20120202 Reuters KHARTOUM (Reuters) - Sudan, stepping up its rhetoric, accused South Sudan of "hostility" in their row over oil transit fees and said it would hold Juba responsible for any attack on northern oil facilities, a state-linked news website said on Wednesday.
The two neighbours are locked in a worsening row over disentangling their oil industries after the South split from Sudan and became independent in July, following decades of civil war that ended with a peace deal in 2005.
The landlocked new nation took three-quarters of the oil production - the lifeline of both economies - but needs to pay for using northern export facilities and the Red Sea port of Port Sudan.
Tension rose when Sudan said last month it started seizing southern oil at Port Sudan as compensation for what it called unpaid pipeline transit fees. Juba, the southern capital, responded last week by shutting down its entire output of 350,000 barrels a day.
The African Union has been trying to broker a deal but a meeting between Sudanese President Omar Hassan al-Bashir and his southern counterpart Salva Kiir failed last week. More talks are scheduled for next week.
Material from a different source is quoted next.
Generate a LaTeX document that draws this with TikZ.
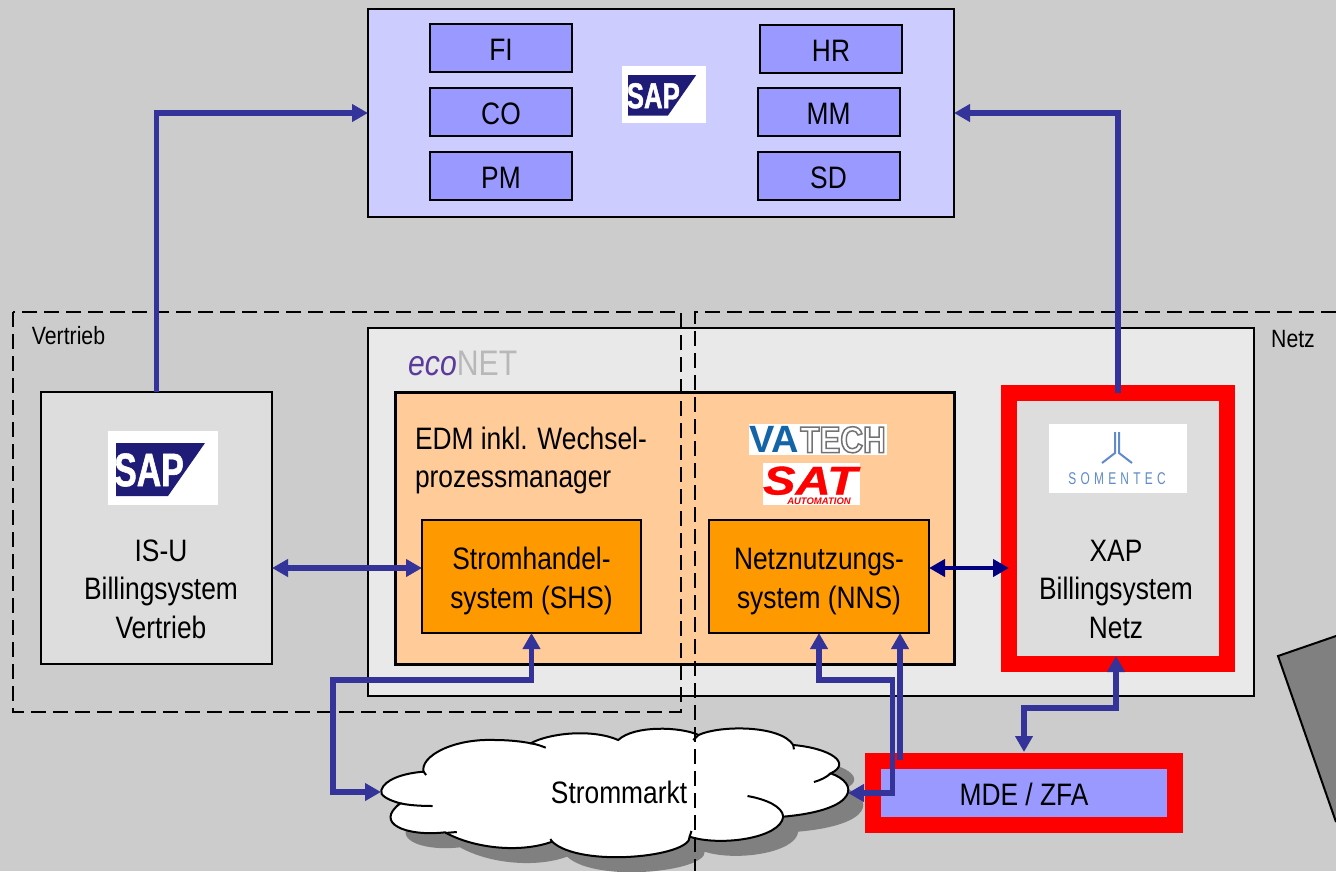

The Sudanese negotiation team said South Sudan had not been ready to reach a fair deal at the latest round of talks in Addis Ababa, the state-linked Sudanese Media Centre (SMC) said, citing a statement issued by the delegation after its return.
"The Government of Sudan ... called on the southern government to review its hostile leaning towards Sudan," the SMC said, adding that Sudan remained ready to continue talks in "good faith."
Sudan also again accused Juba of supporting rebels in the main northern border state of South Kordofan, the SMC said.
"The Government of Sudan will hold the government of South Sudan responsible for any attempt to target or sabotage oil fields, facilities and oil infrastructure," SMC said, without elaborating.
There was no immediate reaction from Juba. South Kordofan is home to much of Sudan's remaining oil industry after the split.
Fighting broke out in June between the Sudanese army and rebels of the SPLM-North, and clashes spread to Blue Nile in September. Both states border South Sudan.
Blue Nile and South Kordofan contain large groups who sided with the south in the civil war, and who say they have continued to face persecution inside Sudan since South Sudan seceded.
The SPLM is now the ruling party in the independent south and denies supporting SPLM-North rebels across the border.
Events in South Kordofan and Blue Nile are difficult to verify because aid groups and foreign journalists are banned from areas where fighting takes place.
SPLM-North is one of a number of rebel movements in underdeveloped border areas who say they are fighting to overthrow Bashir and end what they see as the dominance of the Khartoum political elite.
The fighting has already forced about 417,000 people to flee their homes, more than 80,000 of them to newly independent South Sudan, according to the United Nations.